If you’ve never played an “RE” game before, have no fear, this may just be the most accessible the series has even been, and I mean that in every sense of the word. There are subtitles on everything and the option to turn on aim assist for people who have trouble with the controls.

So, the Tyrant. In the original “RE2,” the developers had an idea for a mechanic to spice up the second playthrough, required to get the game’s “true ending.” Every once in a while, usually right after you’ve completed a puzzle for the second time, a giant man in a suit called the Tyrant will bust through a wall, Kool-Aid Man style, and try to punch you to death. 

It was a way to break up the monotony of a repeated play-through, to try and threaten the player with the idea that not everything would be the same this time around. Most horrifyingly, the Tyrant would break the game's pre-established rules for humanoid monsters. He was fast. He’d pursue you down multiple corridors. However, he wouldn’t follow you through most loading zones, and with a well-timed dodge, you could usually get rid of him in about 30 seconds.

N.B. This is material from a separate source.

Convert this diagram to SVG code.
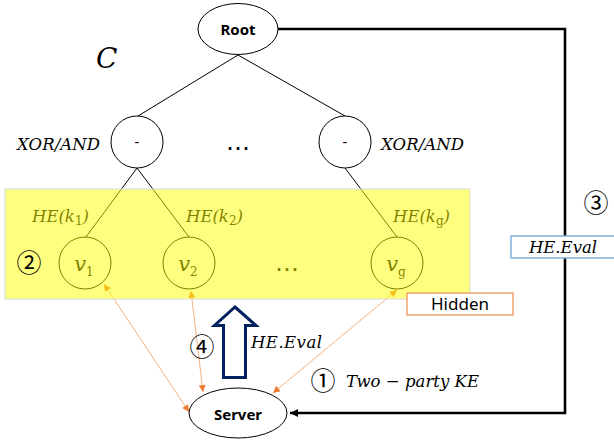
<svg xmlns="http://www.w3.org/2000/svg" width="614" height="441" viewBox="0 0 614 441">
<style>
.ln{stroke:#000;stroke-width:1;fill:none}
.nd{fill:#fff;stroke:#000;stroke-width:1}
.math{font-family:"DejaVu Serif",serif;font-style:italic;font-size:16.5px;fill:#000}
.sub{font-family:"DejaVu Serif",serif;font-style:normal;font-size:12px}
.lbl{font-family:"Noto Sans","Liberation Sans",sans-serif;font-size:15px;font-weight:bold;fill:#000;text-anchor:middle}
.num{font-family:"Noto Sans CJK KR","DejaVu Sans",sans-serif;font-size:25px;fill:#000;text-anchor:middle}
.dots{font-family:"DejaVu Sans",sans-serif;font-size:24px;fill:#000;text-anchor:middle}
.oa{stroke:#F4B183;stroke-width:1;fill:none;marker-start:url(#oh);marker-end:url(#oh)}
</style>
<defs>
<marker id="oh" viewBox="0 0 10 10" refX="10" refY="5" markerWidth="8" markerHeight="7" markerUnits="userSpaceOnUse" orient="auto-start-reverse"><path d="M0,0 L10,5 L0,10 z" fill="#ED7D31"/></marker>
<marker id="bh" viewBox="0 0 10 10" refX="10" refY="5" markerWidth="10" markerHeight="8" markerUnits="userSpaceOnUse" orient="auto"><path d="M0,0 L10,5 L0,10 z" fill="#000"/></marker>
</defs>
<g id="connectors">
<line class="ln" x1="238" y1="55" x2="138" y2="116"/>
<line class="ln" x1="238" y1="55" x2="345" y2="116"/>
<line class="ln" x1="137" y1="168" x2="86" y2="237"/>
<line class="ln" x1="137" y1="168" x2="189" y2="237"/>
<line class="ln" x1="345" y1="168" x2="397" y2="237"/>
<line class="oa" x1="104" y1="284" x2="189" y2="412"/>
<line class="oa" x1="191" y1="291" x2="203" y2="392"/>
<line class="oa" x1="397" y1="290" x2="273" y2="393"/>
<path d="M277,29 H565 V413 H290" stroke="#000" stroke-width="2.6" fill="none" marker-end="url(#bh)"/>
</g>
<g id="root"><ellipse class="nd" cx="238" cy="29" rx="40" ry="25.5"/><text class="lbl" x="238" y="35">Root</text></g>
<g id="gate-left"><circle class="nd" cx="137" cy="142" r="26"/><text class="lbl" style="font-weight:normal" x="137" y="147">-</text></g>
<g id="gate-right"><circle class="nd" cx="345" cy="142" r="26"/><text class="lbl" style="font-weight:normal" x="345" y="147">-</text></g>
<text class="dots" x="238" y="150">…</text>
<text class="math" x="17" y="150" textLength="83">XOR/AND</text>
<text class="math" x="381" y="150" textLength="83">XOR/AND</text>
<text class="math" x="96" y="68" style="font-size:28px">C</text>
<g id="v1"><circle class="nd" cx="85" cy="263" r="26"/><text class="math" x="84" y="271" text-anchor="middle" style="font-size:21px">v<tspan class="sub" dy="5">1</tspan></text></g>
<g id="v2"><circle class="nd" cx="189" cy="263" r="26"/><text class="math" x="188" y="271" text-anchor="middle" style="font-size:21px">v<tspan class="sub" dy="5">2</tspan></text></g>
<g id="vg"><circle class="nd" cx="397" cy="263" r="26"/><text class="math" x="396" y="271" text-anchor="middle" style="font-size:21px">v<tspan class="sub" dy="5">g</tspan></text></g>
<text class="dots" x="287" y="271">…</text>
<text class="math" x="32" y="222">HE(k<tspan class="sub" dy="3">1</tspan><tspan dy="-3">)</tspan></text>
<text class="math" x="186" y="222">HE(k<tspan class="sub" dy="3">2</tspan><tspan dy="-3">)</tspan></text>
<text class="math" x="393" y="222">HE(k<tspan class="sub" dy="3">g</tspan><tspan dy="-3">)</tspan></text>
<rect id="hidden-region" x="5" y="189" width="465" height="110" fill="#FFFF00" fill-opacity="0.5" stroke="#d9d9d9" stroke-width="1"/>
<text class="num" x="29" y="272">②</text>
<g id="hidden-box"><rect x="407" y="293" width="106" height="22" fill="#fff" stroke="#F2A46E" stroke-width="1.5"/><text x="460" y="310" text-anchor="middle" style="font-family:'Noto Sans','Liberation Sans',sans-serif;font-size:17px">Hidden</text></g>
<g id="heeval-box"><rect x="511" y="236" width="110" height="22" fill="#fff" stroke="#7FAEDC" stroke-width="1.5"/><text class="math" x="563" y="253" text-anchor="middle">HE.Eval</text></g>
<text class="num" x="596" y="212">③</text>
<g id="big-arrow"><path d="M235,307 L256,325.5 L245.5,325.5 L245.5,377.5 L223.5,377.5 L223.5,325.5 L214.5,325.5 Z" fill="#fff" stroke="#002060" stroke-width="3" stroke-linejoin="miter"/></g>
<text class="num" x="202" y="356">④</text>
<text class="math" x="251" y="348" textLength="71">HE.Eval</text>
<text class="num" x="323" y="390">①</text>
<text class="math" x="346" y="387" textLength="133">Two − party KE</text>
<g id="server"><ellipse class="nd" cx="238" cy="413" rx="49" ry="25"/><text class="lbl" x="238" y="420">Server</text></g>
</svg>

The Tyrant in “Remake” shows up and ruins your entire day. He pursues you “It Follows”-style at a slightly-faster-than-walking speed throughout the entire game map, even into normally inaccessible safe zones. He will do this, persistently, for upwards of an hour or longer, however long it takes for you to solve the puzzles that will take you out of his reach. His arrival changes the way you navigate the entire game, forcing you down circular corridors, while also turning the game into something of a speed-run. 

He’s outright the most compelling thing in the entire game, and every time he showed up I could not put my controller down until I knew my character had escaped from his tall, muscly grasp. He might just be the thing the exploratory gameplay of classic “Resident Evil” was always missing — a recurring, pursuant threat to put an end to all the player’s carefully laid plans. 

So yeah, on the whole I guess you could say the game is pretty all right.